The request:
Skip the pictures and extract all of the lines exactly as written.

Given material:
++++++++++

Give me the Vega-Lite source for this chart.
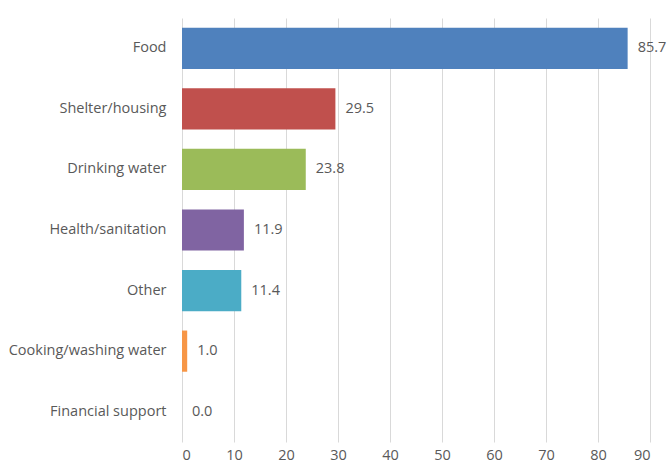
{
  "$schema": "https://vega.github.io/schema/vega-lite/v6.json",
  "width": 468,
  "height": 424,
  "autosize": {"type": "none"},
  "padding": {"left": 182, "top": 18, "right": 18, "bottom": 28},
  "background": "white",
  "config": {"view": {"stroke": null}, "font": "Open Sans"},
  "data": {"values": [
    {"category": "Food", "value": 85.7, "color": "#4F81BD"},
    {"category": "Shelter/housing", "value": 29.5, "color": "#C0504D"},
    {"category": "Drinking water", "value": 23.8, "color": "#9BBB59"},
    {"category": "Health/sanitation", "value": 11.9, "color": "#8064A2"},
    {"category": "Other", "value": 11.4, "color": "#4BACC6"},
    {"category": "Cooking/washing water", "value": 1.0, "color": "#F79646"},
    {"category": "Financial support", "value": 0.0, "color": "#7F7F7F"}
  ]},
  "encoding": {
    "y": {"field": "category", "type": "nominal", "sort": null,
      "scale": {"paddingInner": 0.32, "paddingOuter": 0.16},
      "axis": {"title": null, "domain": false, "ticks": false, "labelPadding": 16,
        "labelFontSize": 14.5, "labelColor": "#595959", "labelFont": "Open Sans"}},
    "x": {"field": "value", "type": "quantitative",
      "scale": {"domain": [0, 90], "nice": false},
      "axis": {"title": null, "domain": false, "ticks": false, "values": [0,10,20,30,40,50,60,70,80,90],
        "labelPadding": 6, "labelFontSize": 14.5, "labelColor": "#595959", "gridColor": "#D9D9D9", "gridWidth": 1}}
  },
  "layer": [
    {"mark": {"type": "bar"},
      "encoding": {"color": {"field": "color", "type": "nominal", "scale": null}}},
    {"mark": {"type": "text", "align": "left", "baseline": "middle", "dx": 10, "fontSize": 14.5, "color": "#595959"},
      "encoding": {"text": {"field": "value", "type": "quantitative", "format": ".1f"}}}
  ]
}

++++++++++

Worked solution:
Give me the Vega-Lite source for this chart.
{
  "$schema": "https://vega.github.io/schema/vega-lite/v6.json",
  "width": 468,
  "height": 424,
  "autosize": {"type": "none"},
  "padding": {"left": 182, "top": 18, "right": 18, "bottom": 28},
  "background": "white",
  "config": {"view": {"stroke": null}, "font": "Open Sans"},
  "data": {"values": [
    {"category": "Food", "value": 85.7, "color": "#4F81BD"},
    {"category": "Shelter/housing", "value": 29.5, "color": "#C0504D"},
    {"category": "Drinking water", "value": 23.8, "color": "#9BBB59"},
    {"category": "Health/sanitation", "value": 11.9, "color": "#8064A2"},
    {"category": "Other", "value": 11.4, "color": "#4BACC6"},
    {"category": "Cooking/washing water", "value": 1.0, "color": "#F79646"},
    {"category": "Financial support", "value": 0.0, "color": "#7F7F7F"}
  ]},
  "encoding": {
    "y": {"field": "category", "type": "nominal", "sort": null,
      "scale": {"paddingInner": 0.32, "paddingOuter": 0.16},
      "axis": {"title": null, "domain": false, "ticks": false, "labelPadding": 16,
        "labelFontSize": 14.5, "labelColor": "#595959", "labelFont": "Open Sans"}},
    "x": {"field": "value", "type": "quantitative",
      "scale": {"domain": [0, 90], "nice": false},
      "axis": {"title": null, "domain": false, "ticks": false, "values": [0,10,20,30,40,50,60,70,80,90],
        "labelPadding": 6, "labelFontSize": 14.5, "labelColor": "#595959", "gridColor": "#D9D9D9", "gridWidth": 1}}
  },
  "layer": [
    {"mark": {"type": "bar"},
      "encoding": {"color": {"field": "color", "type": "nominal", "scale": null}}},
    {"mark": {"type": "text", "align": "left", "baseline": "middle", "dx": 10, "fontSize": 14.5, "color": "#595959"},
      "encoding": {"text": {"field": "value", "type": "quantitative", "format": ".1f"}}}
  ]
}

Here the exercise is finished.